From the debtor’s side, a lot of companies tell me that all they need is a loan to get over the hump, and once they do, then their business will improve and they will get back to smooth sailing again. The problem is, they typically use those funds to service debt and take care of current and existing operations. All other things being equal, the issue they run into is the same level of sales, the same level of production and operations, yet more debt. If they could not service their then-existing debt with their then-existing operations, and were on a downward spiral, and then they stabilize without growth. They failed financially at their previous debt and revenue levels. The new issue is that the debt, the new debt, is even more, so if they could not survive before with their previous debt, what do you think happens when the add even more debt and perform at the same levels as before? Yes, they continue to fail, and this time even faster. And for some reason they keep thinking that new debt is the answer. However, the only way that adding new debt makes sense is if the debt is added to spur growth and income and expansion, not to bring the company to pre-existing operational and sales levels, which we already know does not work. And adding more debt without adjusting sales and operations will only delay depleting cash to zero. As a New York business attorney, I see this a lot.

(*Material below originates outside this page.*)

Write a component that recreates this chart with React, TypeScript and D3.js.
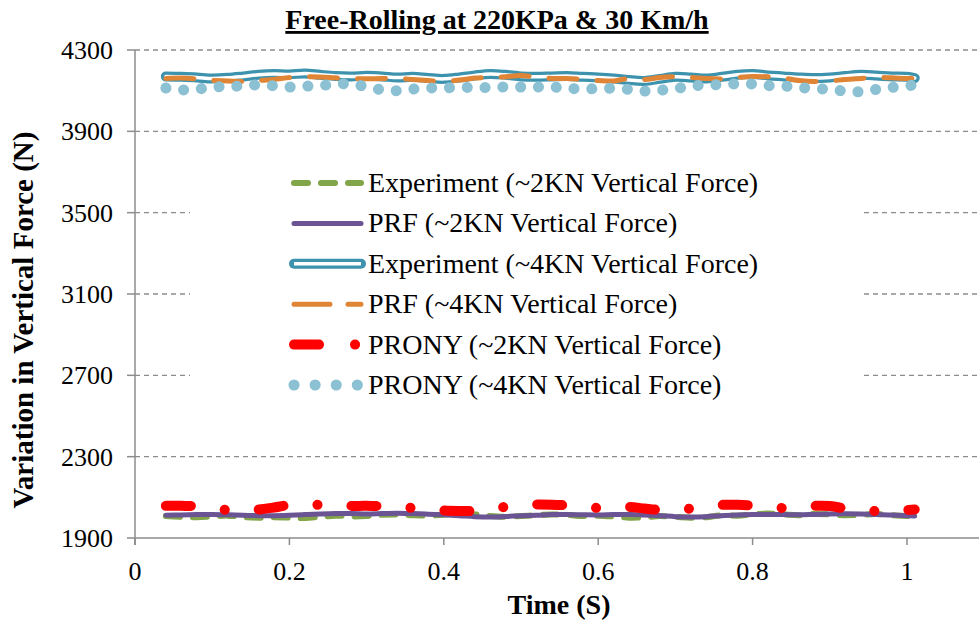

Also as a New York business attorney, I have represented creditors, ranging from trade creditors to lenders to service providers, to everything in between. And there are two main types of creditors in bankruptcy: secured and unsecured. Generally speaking (and there are always exceptions), secured creditors are highest priority when it comes to seeing who gets paid first based on debts incurred before the bankruptcy. These are known as pre-petition claims, because the date the bankruptcy is filed is known as the “petition date.” Debt or other obligations of the company that are incurred after the petition date are called, you guessed it, “post-petition” claims, and these can be referred to as “administrative claims,” i.e., those claims incurred to administer the company while in bankruptcy and keep it alive during the bankruptcy. And while in bankruptcy, a fictional entity is created for the company and it’s called the “bankruptcy estate.” In representing creditors against a company in bankruptcy, my goal is to get the most amount of recovery in the quickest amount of time possible. In some instances, it makes sense to object to relief sought by debtors early and often, so that you can get their attention and achieve the highest possible payout.
The foregoing is simply an overview of issues that debtors and creditors face in the context of distressed financial situations. There is an enormous amount of material and nuances and exceptions that may or could apply, and there are many different variables and factors that could influence recovery and the legal processes and strategies.